Loblaw pledges more support for Canadian farmers

Grocery chain says it will spend $150 million more a year on Canadian produce within seven years

Loblaw Companies Ltd. is supporting Canadian farmers with a new program it says will make shoppers less reliant on imported fruits and vegetables.

Canada’s largest grocery retailer plans to spend $150 million more a year with Canadian farmers by 2025, buying local produce that would otherwise be imported from trade partners like the United States and Mexico.

The company has also pledged to work with farmers to implement “innovative” growing methods and plant non-traditional crops in order to extend the growing season and bring the “Grown in Canada” label to fruits and vegetables that have traditionally been imported.

Canada was the world’s fourth largest importer of fresh vegetables in 2015, according to Agriculture and Agri-Food Canada, importing $3.07 billion worth of products excluding potatoes. It was the seventh largest importer of fresh fruit in 2016, bringing in $5.98 billion worth of products including $652.6 million worth of grapes, $541.8 million worth of bananas, and $506 million worth of strawberries.

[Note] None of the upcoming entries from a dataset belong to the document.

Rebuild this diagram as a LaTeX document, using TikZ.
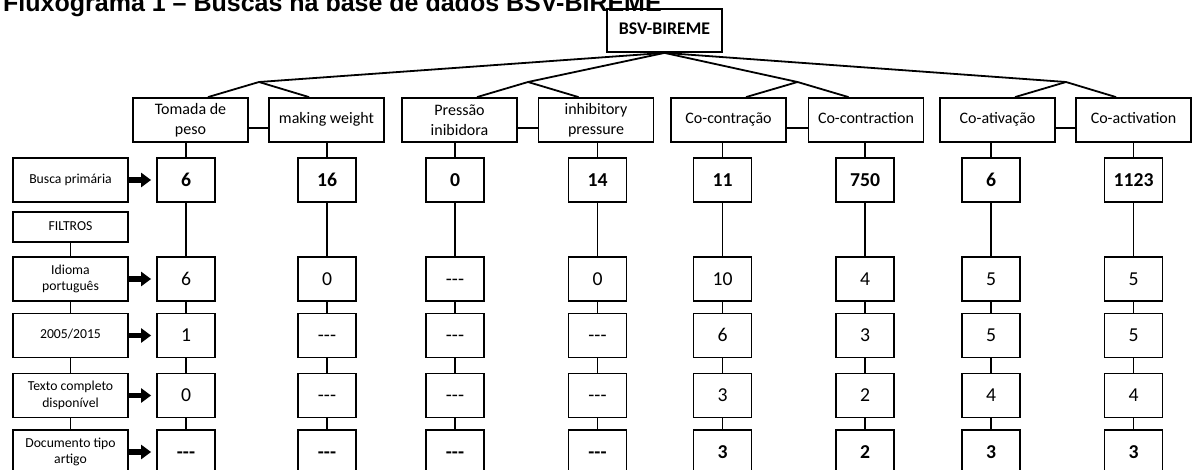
\documentclass[tikz,border=0pt]{standalone}
\usepackage{fontspec}
\setmainfont{Carlito}
\newfontfamily\titlefont{Liberation Sans}
\usetikzlibrary{arrows.meta}

\newcommand{\nores}{-{}-{}-}

\tikzset{
  termbox/.style={draw, line width=1.8pt, minimum width=115pt, minimum height=44pt, inner sep=0pt, align=center, font=\fontsize{16}{19.5}\selectfont},
  termone/.style={termbox, text height=11pt, text depth=3.5pt},
  rowbox/.style={draw, line width=1.8pt, minimum width=115pt, minimum height=44pt, inner sep=0pt, align=center, font=\fontsize{13.7}{16.7}\selectfont},
  rowone/.style={rowbox, text height=9.5pt, text depth=3pt},
  numbox/.style={draw, line width=1.8pt, minimum width=58pt, minimum height=44pt, inner sep=0pt, text height=12.4pt, text depth=0pt, font=\fontsize{19.7}{22}\selectfont},
  numbold/.style={numbox, font=\bfseries\fontsize{19.7}{22}\selectfont},
  link/.style={line width=1.8pt, line join=round},
  bigarrow/.style={line width=5.5pt, -{Triangle[length=10pt,width=14pt]}, shorten >=5pt}
}

\begin{document}
\begin{tikzpicture}[x=1pt,y=-1pt]
  \useasboundingbox (0,0) rectangle (1193,470);
  \clip (0,0) rectangle (1193,470);
  % titulo (cortado no topo)
  \node[anchor=base west, inner sep=0pt, font=\titlefont\bfseries\fontsize{25}{30}\selectfont] (title) at (3,11.5) {Fluxograma 1 – Buscas na base de dados BSV-BIREME};

  \node[termone, minimum height=43pt, font=\bfseries\fontsize{17.8}{20}\selectfont] (bsv) at (664.5,30.5) {BSV-BIREME};

  % descritores
  \node[termbox] (t1) at (190.5,120) {Tomada de\\peso};
  \node[termone] (t2) at (326.5,120) {making weight};
  \node[termbox] (t3) at (459.5,120) {Pressão\\inibidora};
  \node[termbox] (t4) at (596,120) {inhibitory\\pressure};
  \node[termone] (t5) at (728.5,120) {Co-contração};
  \node[termone] (t6) at (866,120) {Co-contraction};
  \node[termone] (t7) at (997.5,120) {Co-ativação};
  \node[termone] (t8) at (1133.5,120) {Co-activation};

  \coordinate (j1) at (259,82);
  \coordinate (j2) at (528,82);
  \coordinate (j3) at (797.5,82);
  \coordinate (j4) at (1066,82);
  \foreach \j/\l/\r in {j1/t1/t2, j2/t3/t4, j3/t5/t6, j4/t7/t8}{
    \draw[link] (bsv.south) -- (\j);
    \draw[link] ([xshift=17.5pt]\l.north) -- (\j) -- ([xshift=-17.5pt]\r.north);
    \draw[link] ([yshift=-8pt]\l.east) -- ([yshift=-8pt]\r.west);
  }

  % filtros
  \node[rowone] (h1) at (70.5,180) {Busca primária};
  \node[rowone, minimum height=30pt] (hf) at (70.5,227) {FILTROS};
  \node[rowbox] (h2) at (70.5,279) {Idioma\\português};
  \node[rowone] (h3) at (70.5,335.5) {2005/2015};
  \node[rowbox] (h4) at (70.5,395.5) {Texto completo\\disponível};
  \node[rowbox] (h5) at (70.5,452) {Documento tipo\\artigo};
  \draw[link] (hf) -- (h2) -- (h3) -- (h4) -- (h5);

  % resultados
  \foreach \c/\x/\pa/\pb/\pc/\pd/\pe in {
      1/186/6/6/1/0/\nores,
      2/327/16/0/\nores/\nores/\nores,
      3/455/0/\nores/\nores/\nores/\nores,
      4/597.5/14/0/\nores/\nores/\nores,
      5/722.5/11/10/6/3/3,
      6/865/750/4/3/2/2,
      7/991/6/5/5/4/3,
      8/1133.5/1123/5/5/4/3}{
    \node[numbold] (v\c-1) at (\x,180) {\pa};
    \node[numbox] (v\c-2) at (\x,279) {\pb};
    \node[numbox] (v\c-3) at (\x,335.5) {\pc};
    \node[numbox] (v\c-4) at (\x,395.5) {\pd};
    \node[numbold] (v\c-5) at (\x,452) {\pe};
    \draw[link] (t\c.south -| v\c-1.north) -- (v\c-1) -- (v\c-2) -- (v\c-3) -- (v\c-4) -- (v\c-5);
  }

  \foreach \r in {1,...,5}{
    \draw[bigarrow] (h\r.east) -- (v1-\r.west);
  }
\end{tikzpicture}
\end{document}
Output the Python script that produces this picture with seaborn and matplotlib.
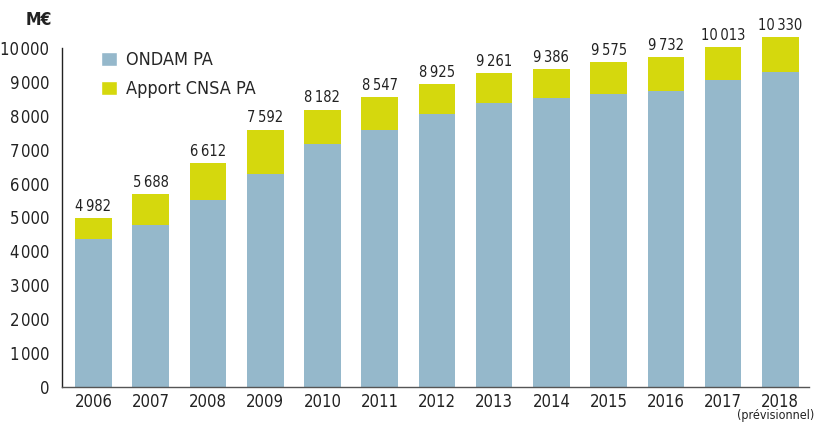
import matplotlib
matplotlib.use("Agg")
import matplotlib.pyplot as plt
import seaborn as sns
import pandas as pd
from matplotlib.patches import Patch

# données (M€)
annees = ["2006", "2007", "2008", "2009", "2010", "2011", "2012",
          "2013", "2014", "2015", "2016", "2017", "2018"]
total = [4982, 5688, 6612, 7592, 8182, 8547, 8925,
         9261, 9386, 9575, 9732, 10013, 10330]
ondam = [4360, 4775, 5520, 6285, 7170, 7585, 8055,
         8375, 8530, 8650, 8730, 9060, 9300]
yticks = [0, 1000, 2000, 3000, 4000, 5000, 6000, 7000, 8000, 9000, 10000]

bleu = "#95B8CB"
jaune = "#D5D80D"

df = pd.DataFrame({"annee": annees, "total": total, "ondam": ondam})
df["apport"] = df["total"] - df["ondam"]

sns.set_style("white")
plt.rcParams["font.family"] = ["DejaVu Sans"]
plt.rcParams["font.stretch"] = "condensed"

fig = plt.figure(figsize=(8.19, 4.23), dpi=100)
ax = fig.add_axes([0.0757, 0.085, 0.912, 0.882])

sns.barplot(data=df, x="annee", y="total", color=jaune, width=0.64,
            saturation=1, linewidth=0, ax=ax)
sns.barplot(data=df, x="annee", y="ondam", color=bleu, width=0.64,
            saturation=1, linewidth=0, ax=ax)

def fmt(v, sep="\u2009"):
    return f"{v:,}".replace(",", sep)

ax.bar_label(ax.containers[0], labels=[fmt(v) for v in df["total"]],
             padding=3, fontsize=10.5, color="#222222")

ax.set_xlim(-0.55, 12.5)
ax.set_ylim(0, 11000)
ax.set_yticks(yticks)
ax.set_yticklabels([fmt(v, "\u200a") for v in yticks])
ax.set_xlabel("")
ax.set_ylabel("")

for s in ["top", "right"]:
    ax.spines[s].set_visible(False)
ax.spines["left"].set_bounds(0, 10000)
ax.spines["left"].set_color("#222222")
ax.spines["bottom"].set_color("#555555")
ax.spines["left"].set_linewidth(1.0)
ax.spines["bottom"].set_linewidth(1.0)

ax.tick_params(axis="y", direction="in", length=6, width=1,
               color="#555555", pad=9, labelsize=12, labelcolor="#222222")
ax.tick_params(axis="x", which="major", length=0, pad=4, labelsize=12,
               labelcolor="#222222")
ax.set_xticks([i + 0.5 for i in range(-1, 13)], minor=True)
ax.tick_params(axis="x", which="minor", direction="out", length=5, width=1,
               color="#555555")

fig.text(776 / 819, 1 / 423, "(prévisionnel)", ha="center", va="bottom",
         fontsize=9, color="#222222")

fig.text(52 / 819, 1 - 20 / 423, "M€", ha="right", va="center",
         fontsize=12.5, fontweight="bold", color="#222222")

handles = [Patch(facecolor=bleu, label="ONDAM PA"),
           Patch(facecolor=jaune, label="Apport CNSA PA")]
fig.legend(handles=handles, loc="upper left",
           bbox_to_anchor=(94 / 819, 1 - 44 / 423), frameon=False,
           fontsize=13, handlelength=0.85, handleheight=0.85,
           handletextpad=0.5, labelspacing=0.6, borderaxespad=0)

fig.savefig("out.png", dpi=100)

Loblaw currently has a relationship with about 300 Canadian farmers, and says in season, about half of the produce in its stores is Canadian grown. Because of Canada’s short growing season, however, farmers have primarily focused on a “well-established” range of crops.

READ: Galen G. Weston on the future of food

The company has been working with farmers for the past several years to introduce non-traditional items including bok choy, long eggplant, napa cabbage and okra that feature the “Grown in Ontario” and “Grown in Quebec” labels.

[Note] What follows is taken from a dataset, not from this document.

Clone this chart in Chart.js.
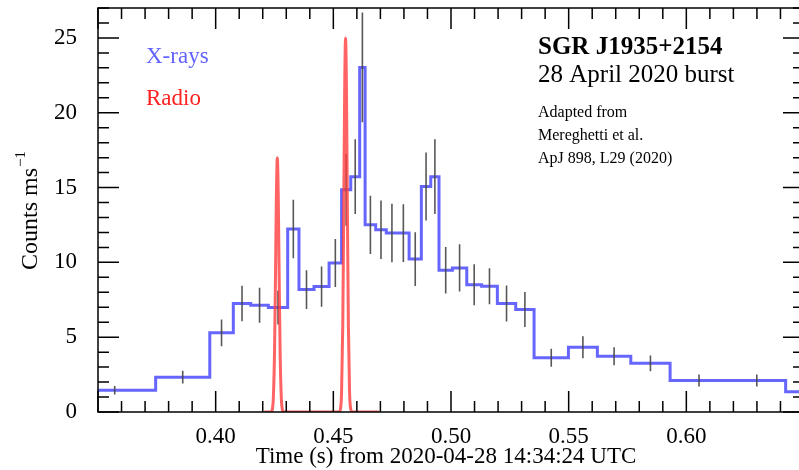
<!DOCTYPE html>
<html>
<head>
<meta charset="utf-8">
<script src="https://cdn.jsdelivr.net/npm/chart.js@4.4.0/dist/chart.umd.min.js"></script>
<style>
  html, body { margin: 0; padding: 0; background: #fff; overflow: hidden; }
  #wrap { position: absolute; left: 0; top: 0; width: 806px; height: 470px; }
</style>
</head>
<body>
<div id="wrap"><canvas id="myChart" width="806" height="470"></canvas></div>
<script>
// X-ray light curve: variable width bins, edges in s
const binEdges = [0.3397, 0.3745, 0.3975, 0.4075, 0.4149, 0.4224, 0.4306, 0.4354, 0.4418, 0.4482,
  0.4535, 0.4574, 0.4612, 0.4635, 0.4680, 0.4725, 0.4773, 0.4822, 0.4874, 0.4914,
  0.4949, 0.5006, 0.5067, 0.5130, 0.5197, 0.5275, 0.5353, 0.5499, 0.5622, 0.5764,
  0.5931, 0.6177, 0.6422, 0.6700];
const xrayRate = [1.45, 2.33, 5.29, 7.25, 7.13, 6.98, 12.23, 8.18, 8.38, 9.96,
  14.85, 15.73, 23.03, 12.51, 12.18, 11.96, 11.96, 10.22, 15.07, 15.73,
  9.47, 9.63, 8.51, 8.40, 7.25, 6.85, 3.62, 4.33, 3.73, 3.25,
  2.11, 2.11, 1.36];
const xrayErr = [0.28, 0.42, 0.89, 1.19, 1.17, 1.13, 1.95, 1.3, 1.35, 1.6,
  2.4, 2.5, 3.67, 1.95, 1.95, 1.95, 1.93, 1.8, 2.27, 2.5,
  1.55, 1.58, 1.37, 1.2, 1.2, 1.17, 0.6, 0.73, 0.6, 0.53,
  0.4, 0.4, 0.3];

// Radio profile (arbitrary scaling)
const radioTime = [0.4207, 0.4232, 0.4236, 0.4241, 0.4245, 0.4250, 0.4254, 0.4258, 0.4262,
  0.4266, 0.4270, 0.4274, 0.4279, 0.4283, 0.4288, 0.4292,
  0.4522, 0.4526, 0.4531, 0.4535, 0.4540, 0.4544, 0.4548, 0.4552,
  0.4556, 0.4560, 0.4564, 0.4569, 0.4573, 0.4578, 0.4582, 0.4694];
const radioFlux = [0, 0, 0.02, 0.19, 0.9, 3.9, 8.8, 14.4, 17,
  14.4, 8.8, 3.9, 0.9, 0.19, 0.02, 0,
  0, 0.03, 0.28, 1.3, 5.75, 13, 21.2, 25,
  21.2, 13, 5.75, 1.3, 0.28, 0.03, 0, 0];

const xTickLabels = ['0.40', '0.45', '0.50', '0.55', '0.60'];
const yTickLabels = ['0', '5', '10', '15', '20', '25'];

const serif = '"Liberation Serif", "Times New Roman", serif';

// histogram points (stepped line)
const xrayPoints = xrayRate.map((v, i) => ({x: binEdges[i], y: v}));
xrayPoints.push({x: binEdges[binEdges.length - 1], y: xrayRate[xrayRate.length - 1]});

// error bars as broken line segments at bin centres
const errPoints = [];
xrayRate.forEach((v, i) => {
  const c = (binEdges[i] + binEdges[i + 1]) / 2;
  errPoints.push({x: c, y: v - xrayErr[i]}, {x: c, y: v + xrayErr[i]}, {x: c, y: null});
});

const radioPoints = radioTime.map((t, i) => ({x: t, y: radioFlux[i]}));

// frame, inward ticks and text
const decorations = {
  id: 'decorations',
  afterDatasetsDraw(chart) {
    const {ctx, chartArea: a, scales: {x, y}} = chart;
    ctx.save();
    ctx.strokeStyle = '#000';
    ctx.lineWidth = 1.5;
    ctx.strokeRect(a.left, a.top, a.right - a.left, a.bottom - a.top);
    ctx.beginPath();
    for (let k = 35; k <= 65; k++) {
      const px = x.getPixelForValue(k / 100);
      const len = k % 5 === 0 ? 21 : 11;
      ctx.moveTo(px, a.bottom); ctx.lineTo(px, a.bottom - len);
      ctx.moveTo(px, a.top); ctx.lineTo(px, a.top + len);
    }
    for (let k = 0; k <= 27; k++) {
      const py = y.getPixelForValue(k);
      const len = k % 5 === 0 ? 21 : 11;
      ctx.moveTo(a.left, py); ctx.lineTo(a.left + len, py);
      ctx.moveTo(a.right, py); ctx.lineTo(a.right - len, py);
    }
    ctx.stroke();

    ctx.textBaseline = 'alphabetic';
    ctx.textAlign = 'left';
    ctx.font = '23px ' + serif;
    ctx.fillStyle = '#6464ff';
    ctx.fillText('X-rays', 146, 63);
    ctx.fillStyle = '#ff2020';
    ctx.fillText('Radio', 146, 105);

    ctx.fillStyle = '#000';
    ctx.font = 'bold 25px ' + serif;
    ctx.fillText('SGR J1935+2154', 538, 54);
    ctx.font = '25px ' + serif;
    ctx.fillText('28 April 2020 burst', 538, 82);
    ctx.font = '16px ' + serif;
    ctx.fillText('Adapted from', 538, 116.5);
    ctx.fillText('Mereghetti et al.', 538, 139.5);
    ctx.fillText('ApJ 898, L29 (2020)', 538, 162.5);

    // axis titles
    ctx.font = '23px ' + serif;
    ctx.textAlign = 'center';
    ctx.fillText('Time (s) from 2020-04-28 14:34:24 UTC', 446, 463);

    ctx.translate(36.5, 211);
    ctx.rotate(-Math.PI / 2);
    ctx.font = '24px ' + serif;
    const main = 'Counts ms';
    const w1 = ctx.measureText(main).width;
    ctx.font = '15px ' + serif;
    const sup = '\u22121';
    const w2 = ctx.measureText(sup).width;
    const start = -(w1 + w2) / 2;
    ctx.textAlign = 'left';
    ctx.font = '24px ' + serif;
    ctx.fillText(main, start, 0);
    ctx.font = '15px ' + serif;
    ctx.fillText(sup, start + w1 + 1, -12);
    ctx.restore();
  }
};

const noPad = s => {
  s.paddingTop = 0; s.paddingBottom = 0;
  s.paddingLeft = 0; s.paddingRight = 0;
};

const config = {
  type: 'line',
  data: {
    datasets: [
      {
        label: 'Radio',
        data: radioPoints,
        borderColor: 'rgba(255, 60, 60, 0.8)',
        borderWidth: 3,
        pointRadius: 0,
        cubicInterpolationMode: 'monotone',
        order: 1
      },
      {
        label: 'errors',
        data: errPoints,
        borderColor: 'rgba(70, 70, 70, 0.9)',
        borderWidth: 1.6,
        pointRadius: 0,
        spanGaps: false,
        order: 2
      },
      {
        label: 'X-rays',
        data: xrayPoints,
        borderColor: 'rgba(75, 75, 255, 0.85)',
        borderWidth: 3,
        pointRadius: 0,
        stepped: 'before',
        order: 3
      }
    ]
  },
  options: {
    responsive: false,
    animation: false,
    devicePixelRatio: 1,
    layout: { padding: { top: 8, right: 2, left: 0, bottom: 0 } },
    plugins: {
      legend: { display: false },
      tooltip: { enabled: false }
    },
    scales: {
      x: {
        type: 'linear',
        min: 0.35,
        max: 0.65,
        grid: { display: false, drawTicks: false },
        border: { display: false },
        ticks: {
          stepSize: 0.05,
          padding: 11,
          maxRotation: 0,
          autoSkip: false,
          color: '#000',
          font: { family: serif, size: 23 },
          callback: v => xTickLabels.includes(v.toFixed(2)) ? v.toFixed(2) : ''
        },
        afterFit: s => { s.height = 58; noPad(s); }
      },
      y: {
        min: 0,
        max: 27,
        grid: { display: false, drawTicks: false },
        border: { display: false },
        ticks: {
          stepSize: 5,
          padding: 21,
          autoSkip: false,
          color: '#000',
          font: { family: serif, size: 23 },
          callback: v => yTickLabels.includes(String(v)) ? String(v) : ''
        },
        afterFit: s => { s.width = 98; noPad(s); }
      }
    }
  },
  plugins: [decorations]
};

const myChart = new Chart(document.getElementById('myChart'), config);
</script>
</body>
</html>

Loblaw says Canada’s short growing season and cooler climate means that consumers have grown accustomed to eating imported produce that is often picked well before its prime and travels thousands of kilometres by truck.

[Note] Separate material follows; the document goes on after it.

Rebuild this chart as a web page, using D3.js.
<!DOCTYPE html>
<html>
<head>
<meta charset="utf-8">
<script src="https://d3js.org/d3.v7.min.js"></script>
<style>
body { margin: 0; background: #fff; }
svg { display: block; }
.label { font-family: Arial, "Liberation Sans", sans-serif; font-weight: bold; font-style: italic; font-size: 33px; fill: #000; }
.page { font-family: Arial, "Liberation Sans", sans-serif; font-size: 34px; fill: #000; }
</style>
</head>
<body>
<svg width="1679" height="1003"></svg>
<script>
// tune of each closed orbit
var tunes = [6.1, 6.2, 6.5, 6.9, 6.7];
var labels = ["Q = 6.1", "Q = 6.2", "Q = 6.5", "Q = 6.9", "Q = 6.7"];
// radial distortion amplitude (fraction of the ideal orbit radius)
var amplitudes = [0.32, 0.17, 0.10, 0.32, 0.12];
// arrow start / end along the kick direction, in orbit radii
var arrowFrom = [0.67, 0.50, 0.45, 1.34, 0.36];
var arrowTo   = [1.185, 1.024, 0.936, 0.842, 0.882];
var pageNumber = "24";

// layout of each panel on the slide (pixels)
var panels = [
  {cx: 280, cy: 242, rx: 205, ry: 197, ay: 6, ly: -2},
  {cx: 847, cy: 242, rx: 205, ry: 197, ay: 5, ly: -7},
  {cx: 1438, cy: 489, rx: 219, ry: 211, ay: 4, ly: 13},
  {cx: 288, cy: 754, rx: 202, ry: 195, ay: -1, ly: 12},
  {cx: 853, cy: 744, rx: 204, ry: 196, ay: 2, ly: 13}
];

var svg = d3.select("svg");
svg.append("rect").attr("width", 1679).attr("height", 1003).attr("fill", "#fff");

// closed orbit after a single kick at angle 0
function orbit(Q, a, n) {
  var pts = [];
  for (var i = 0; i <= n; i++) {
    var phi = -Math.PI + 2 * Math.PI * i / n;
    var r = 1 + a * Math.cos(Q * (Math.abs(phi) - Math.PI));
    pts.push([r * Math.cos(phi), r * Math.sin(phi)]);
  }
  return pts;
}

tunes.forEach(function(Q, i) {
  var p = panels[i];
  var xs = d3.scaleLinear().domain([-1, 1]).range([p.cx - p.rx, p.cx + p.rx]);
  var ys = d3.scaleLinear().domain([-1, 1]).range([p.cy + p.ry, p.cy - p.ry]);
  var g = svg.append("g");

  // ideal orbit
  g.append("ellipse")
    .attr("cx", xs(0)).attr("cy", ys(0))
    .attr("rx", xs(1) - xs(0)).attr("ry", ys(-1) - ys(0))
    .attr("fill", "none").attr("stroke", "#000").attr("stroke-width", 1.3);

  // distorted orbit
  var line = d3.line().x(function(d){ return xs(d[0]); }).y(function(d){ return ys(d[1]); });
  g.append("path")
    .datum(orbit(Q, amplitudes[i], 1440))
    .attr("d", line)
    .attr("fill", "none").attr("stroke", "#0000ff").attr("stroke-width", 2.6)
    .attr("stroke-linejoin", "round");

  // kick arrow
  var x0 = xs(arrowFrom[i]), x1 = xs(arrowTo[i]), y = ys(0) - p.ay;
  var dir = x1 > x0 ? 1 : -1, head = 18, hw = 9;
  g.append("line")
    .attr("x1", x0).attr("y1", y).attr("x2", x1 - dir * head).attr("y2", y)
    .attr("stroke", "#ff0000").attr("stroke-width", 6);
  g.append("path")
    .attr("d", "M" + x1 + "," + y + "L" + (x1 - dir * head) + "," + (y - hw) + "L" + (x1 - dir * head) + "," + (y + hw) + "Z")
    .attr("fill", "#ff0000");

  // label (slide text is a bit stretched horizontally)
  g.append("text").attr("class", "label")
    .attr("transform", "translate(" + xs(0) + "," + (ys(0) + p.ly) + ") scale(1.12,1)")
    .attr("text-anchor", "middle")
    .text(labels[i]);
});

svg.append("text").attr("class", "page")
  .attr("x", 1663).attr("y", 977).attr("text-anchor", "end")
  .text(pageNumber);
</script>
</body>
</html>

Loblaw has also pledged to work with indoor farmers and greenhouses to ensure a “steady supply” of fresh produce that would otherwise be out of season or imported from warmer climates for much of the year.

Through its President’s Choice brand, the company has developed relationships with greenhouse operators to source Canadian-grown berries from January through December. It also announced a pilot project with a vertical farm operation in Newfoundland that it says will bring “unprecedented” fresh greens to the province, which imports a whopping 90% of its food supply.

Vertical farming sees produce grown indoors in vertically stacked layers under LED lighting. It has been hailed as the new future for food production, because it offers year-round crop production with less land requirement and 70% to 80% less water use.

Ontario accounted for 55% of Canada’s field vegetable production in 2015, followed by Quebec at 33% and British Columbia at 3%. The Ontario Fruit and Vegetable Growers’ Association did not respond to Canadian Grocer’s interview request.